Editor's Note: This week, CMT.com focuses on the artists and sounds of Texas. Today, we talk with the Randy Rogers
Band.
Though named after its lead singer and songwriter, the rowdy Texas group known as the Randy
Rogers Band doesn't rely more on one individual than another. "We're all equal partners," Rogers says. "That's how this
band operates."
In the RR Band scheme of things, each member is crucial to the band's overall performance. Their rough-around-the-edges
music combines Rogers' straightforward, gritty vocals with the sounds of fiddler Brady Black, drummer Les Lawless, guitarist
Geoffrey Hill and bassist Jon Richardson.

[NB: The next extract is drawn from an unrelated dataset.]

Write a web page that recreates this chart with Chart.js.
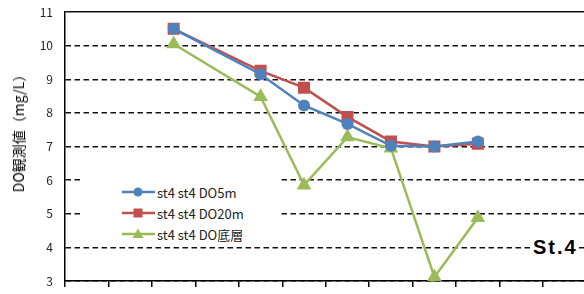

"We're a band," Rogers said. "We write our records, we play on our own records,
we play the live shows. I think that might set us apart or just make us different from your country act ... that has a band
that he doesn't really know that well."
As one of the hardest working outfits around, they've played over 200 shows
in the past year alone.
"Anybody that comes to the live show gets their money's worth -- bang for their buck," noted
Rogers. "We just try to bring live energy, excitement. We try to keep the songs going one after the other, not a lot of down
time goin' on on our stage ... You can't really fall asleep during our show."
And for the five band members that are
either married or on their way to be, a demanding tour schedule could easily seem detrimental to any relationship.
"I
was doing it before I was married, so it's just kind of our life," said drummer Lawless. "It's just part of it."
A
recently married Rogers added, "There's really cool things about being on the road that the wives and girlfriends get to come
and do. I mean, we get to go to cool towns and see things that we never would have got to see if we weren't in the band. That's
the cool part. I think the girls like that. I think they like to get out of the house and come out on the road and have fun
for a while."
"I think all of the women in our lives are very strong and independent women that can take care of themselves,"
added fiddle player and soon-to-be wed Black.
Together since 2000, the band recorded for a regional label before signing
with Mercury Nashville to record and release their major label debut, Just a Matter of Time in 2006, which included
the single "Kiss Me in the Dark."
"I think Just a Matter of Time had a theme to it. I was going through the
end of a relationship and the beginning of another -- one which is now my wife," said Rogers. "I think I wrote a lot about
that. I don't think this time I had so much going on. I was just able to be creative without having to be completely emotional
... So, just as a songwriter, I feel like I had more freedom this time because I wasn't so locked into my emotions."
The
band's recent self-titled album, released in 2008 and again produced by Nashville singer-songwriter Radney
Foster (as was Just a Matter of Time), features songs written and co-written by Richardson ("Wicked Ways" and "When
the Circus Leaves Town") and Hill ("Break Even"). However, the majority are by Rogers, who co-wrote nine of the 12 new songs.
He still manages to capture the raw emotions of dating. He sings of losing a woman ("Lonely Too Long"), meeting one in a bar
("Buy Myself a Chance") and breaking up with one ("This Is Goodbye"). His current status as a married man is also apparent
as he sings of settling down for a lifetime in "One Woman."
"We're betting on 'One Woman' being one of those 'Hey-will-you-play-that-in-my-wedding'
songs," Rogers said. "I've had both men and women tell me to do that song ... Hopefully it will be a home run."
The
30-year-old Rogers also sings about the bittersweet memories of his youth in "Never Be That High," with lyrics like "Life
was a drug and we didn't know/We'll never be that high again/Stoned out of our minds on innocence/Used to catch a buzz on
the fact that it was Saturday night/We'll never be that high again."
"It's very much that feeling about when you're
young, all you wanna do is grow up," he said. "This whole growin' up thing ain't too cool. Kids out there, you listen to me.
Get in trouble," he joked.
The band's undeniable bond onstage is also seen in their camaraderie offstage. Asked if
they were striving for a certain goal with the new album, Rogers quickly spoke up. "World domination," he announced, sending
the entire group into laughter.
"The goal setting we do every year and then we look back on it and see how far we've
come ... I think it's just to tour and hopefully radio will turn its ear to us. I don't think that we sound like anything
out there and I think we're really proud of that."
Rogers also added, in his joking fashion, "... and see the country
and see other countries and make records and babies and families and party."